If you build it, will they come?: Measuring the impacts of new recreation infrastructure.

Authors: Stephen O'Connell*, University of Central Arkansas
Topics: Recreational and Sport Geography, Urban and Regional Planning
Keywords: Recreation infrastructure, VGI, tourism development
Session Type: Virtual Poster
Day: 4/8/2021
Start / End Time: 9:35 AM / 10:50 AM
Room: Virtual 52
Presentation File: No File Uploaded


Outdoor recreation has long been seen as an economic driver for amenity-rich communities across the country. Even with well-publicized reports about the decline in outdoor recreation participation on numerous fronts, local governments, recreation organizations, and everyday participants remain dedicated to building support for active lifestyle infrastructure. But success is dependent on the continued draw of regular cyclists, runners, and other outdoor enthusiasts. Investment in new or revitalized infrastructure–often specifically designed for those classes of users–is frequently seen as a way to jumpstart a reimagining of a community's recreation economy.
This project focuses on actual and potential investments in new recreation infrastructure in two communities in central Arkansas. In both cases, growth in regional recreation participation, particularly in road cycling and mountain biking, spurred local officials into investigating creative ways to capitalize on new revenue streams. Partnerships between local governments, state and federal agencies, and community organizations have furthered efforts to boost participation, especially from out-of-region visitors.

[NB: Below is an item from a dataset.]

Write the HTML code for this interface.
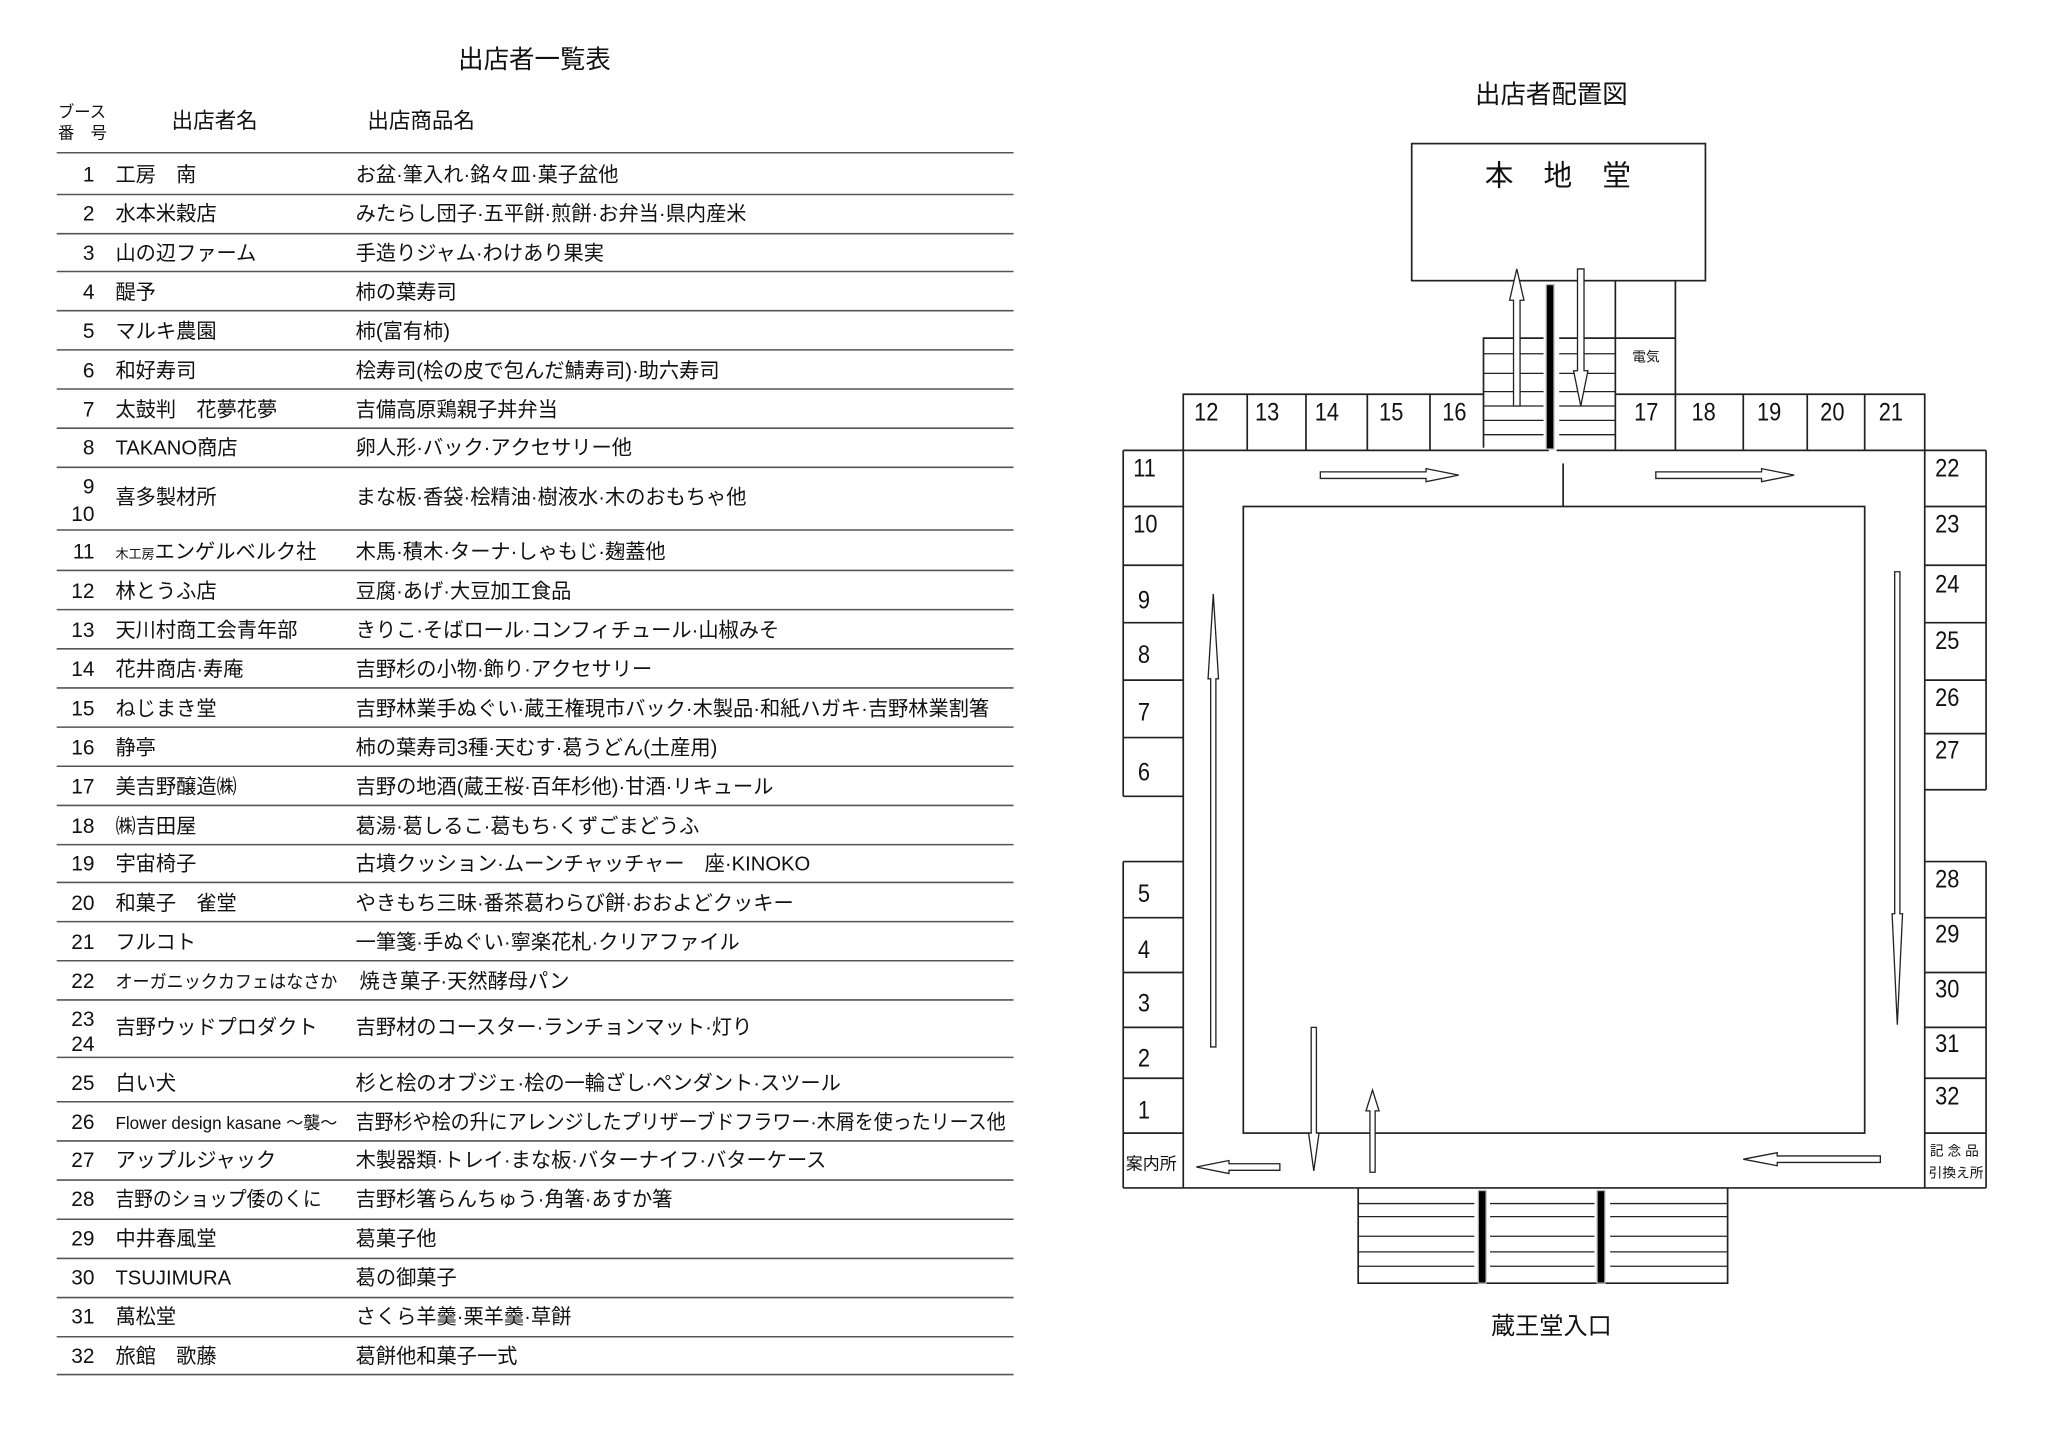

Tourism feasibility studies undertaken in both communities show reasonable market growth in related activities and economic sectors, though there are some concerns about the viability of large-scale infrastructure additions without fundamental changes to baseline participation. The two communities are evaluated using data from participant surveys, volunteered geographic information (VGI) from fitness-tracking apps, and comparisons with other communities that have witnessed similar development.